Third, the researchers intend to improve collaborative intelligence with AUDREY. “We need to have AUDREY be smart enough to ask questions of other AUDREYs. This is actually very critical and fundamentally different from most of the AI technology out there,” Chow says. “AUDREY uses forward and backward chaining or inferencing to figure out what AUDREY does not know. When AUDREY does not know, AUDREY will ask. Knowing what you do not know is absolutely critical for the next level of collaborative intelligence.”

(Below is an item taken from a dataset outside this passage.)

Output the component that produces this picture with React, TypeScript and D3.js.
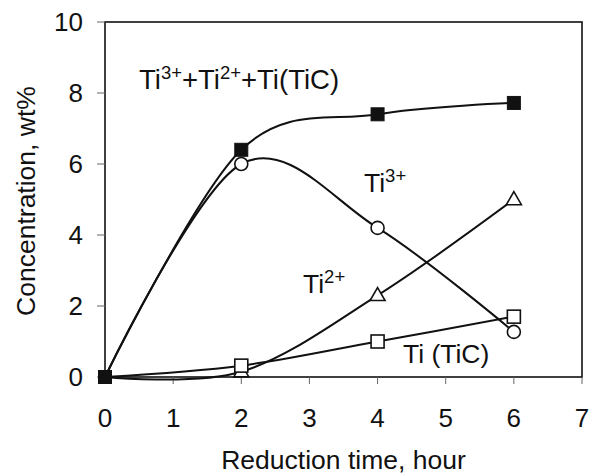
import React from "react";
import * as d3 from "d3";

const hours = [0, 2, 4, 6];
const totalTi = [0, 6.4, 7.4, 7.72];
const ti3 = [0, 6.0, 4.2, 1.27];
const ti2 = [0, 0.15, 2.3, 5.0];
const tiC = [0, 0.32, 1.0, 1.7];
const xTicks = [0, 1, 2, 3, 4, 5, 6, 7];
const yTicks = [0, 2, 4, 6, 8, 10];

const W = 593;
const H = 476;
const FONT = "'Liberation Sans', Arial, Helvetica, sans-serif";

export default function App() {
  const x = d3.scaleLinear().domain([0, 7]).range([105, 582]);
  const y = d3.scaleLinear().domain([0, 10]).range([377, 22]);
  const line = d3
    .line<[number, number]>()
    .x((d) => x(d[0]))
    .y((d) => y(d[1]))
    .curve(d3.curveCardinal.tension(0));
  const pts = (vals: number[]) => hours.map((h, i) => [h, vals[i]] as [number, number]);

  const sq = 13;
  const tri = (cx: number, cy: number) => {
    const s = 15;
    const h = 13;
    return `M${cx},${cy - h * 0.6}L${cx + s / 2},${cy + h * 0.4}L${cx - s / 2},${cy + h * 0.4}Z`;
  };

  return (
    <svg
      width={W}
      height={H}
      style={{ position: "absolute", left: 0, top: 0, background: "#fff" }}
      fontFamily={FONT}
    >
      <rect x={0} y={0} width={W} height={H} fill="#fff" />
      {/* frame */}
      <rect
        x={x(0)}
        y={y(10)}
        width={x(7) - x(0)}
        height={y(0) - y(10)}
        fill="none"
        stroke="#111"
        strokeWidth={1.6}
      />
      {/* y ticks */}
      {yTicks.map((t) => (
        <g key={"y" + t}>
          <line x1={x(0) - 8} x2={x(0)} y1={y(t)} y2={y(t)} stroke="#666" strokeWidth={1} />
          <text x={83} y={y(t)} dy="0.36em" textAnchor="end" fontSize={26} fill="#111">
            {t}
          </text>
        </g>
      ))}
      {/* x ticks */}
      {xTicks.map((t) => (
        <g key={"x" + t}>
          <line x1={x(t)} x2={x(t)} y1={y(0)} y2={y(0) + 7} stroke="#666" strokeWidth={1} />
          <text x={x(t)} y={427} textAnchor="middle" fontSize={26} fill="#111">
            {t}
          </text>
        </g>
      ))}
      <text x={(x(0) + x(7)) / 2} y={469} textAnchor="middle" fontSize={26.5} fill="#111">
        Reduction time, hour
      </text>
      <text
        transform={`translate(35,201) rotate(-90)`}
        textAnchor="middle"
        fontSize={26.5}
        fill="#111"
      >
        Concentration, wt%
      </text>

      {/* lines */}
      {[totalTi, ti3, ti2, tiC].map((s, i) => (
        <path key={"l" + i} d={line(pts(s)) || ""} fill="none" stroke="#111" strokeWidth={2} />
      ))}

      {/* markers */}
      {hours.map((h, i) =>
        i === 0 ? null : (
          <path key={"t" + i} d={tri(x(h), y(ti2[i]))} fill="#fff" stroke="#111" strokeWidth={1.6} />
        )
      )}
      {hours.map((h, i) =>
        i === 0 ? null : (
          <circle key={"c" + i} cx={x(h)} cy={y(ti3[i])} r={6.5} fill="#fff" stroke="#111" strokeWidth={1.6} />
        )
      )}
      {hours.map((h, i) =>
        i === 0 ? null : (
          <rect
            key={"o" + i}
            x={x(h) - sq / 2}
            y={y(tiC[i]) - sq / 2}
            width={sq}
            height={sq}
            fill="#fff"
            stroke="#111"
            strokeWidth={1.6}
          />
        )
      )}
      {hours.map((h, i) => (
        <rect
          key={"f" + i}
          x={x(h) - sq / 2}
          y={y(totalTi[i]) - sq / 2}
          width={sq}
          height={sq}
          fill="#111"
          stroke="#111"
          strokeWidth={1}
        />
      ))}

      {/* labels */}
      <text x={139} y={89} fontSize={27.5} fill="#111">
        Ti
        <tspan dy={-10} fontSize={18.5}>3+</tspan>
        <tspan dy={10} fontSize={27.5}>+Ti</tspan>
        <tspan dy={-10} fontSize={18.5}>2+</tspan>
        <tspan dy={10} fontSize={27.5}>+Ti(TiC)</tspan>
      </text>
      <text x={364} y={192} fontSize={26.5} fill="#111">
        Ti
        <tspan dy={-10} fontSize={18.5}>3+</tspan>
      </text>
      <text x={303} y={293} fontSize={26.5} fill="#111">
        Ti
        <tspan dy={-10} fontSize={18.5}>2+</tspan>
      </text>
      <text x={403} y={363} fontSize={26.5} fill="#111">
        Ti (TiC)
      </text>
    </svg>
  );
}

Chow describes AUDREY’s questioning ability as fundamentally different from other AI approaches, which use deductive reasoning. If the Mars Rover, for example, saw something unexpected, it would simply ignore it because it does not know what it does not know. On the other hand, when AUDREY realizes it is missing critical information, it will send a message to other AUDREYs. “One thing we’re trying to do is define a world model for a community of AUDREYs,” Chow says.

While first responders are the first priority, officials foresee a wide range of users for AUDREY. Mankind is moving from the era of big data to an era of “big information,” meaning that even the information drawn from massive databases is too much, according to Chow.

“There could be many commercial applications,” Chow says. “There are tons of information out there. We, ourselves, individually, will need some type of intelligent system just for us to be able to do our jobs because information is saturating humans.”

Both Chow and Merrill emphasize privacy concerns, saying that each system, whether it will be used by law enforcement, firefighters or the Defense Department, will be programmed to share only specific kinds of information with other systems. Negotiating what can and cannot be shared is one of the challenges, but in the future, individuals also will be able to pick and choose what information they share.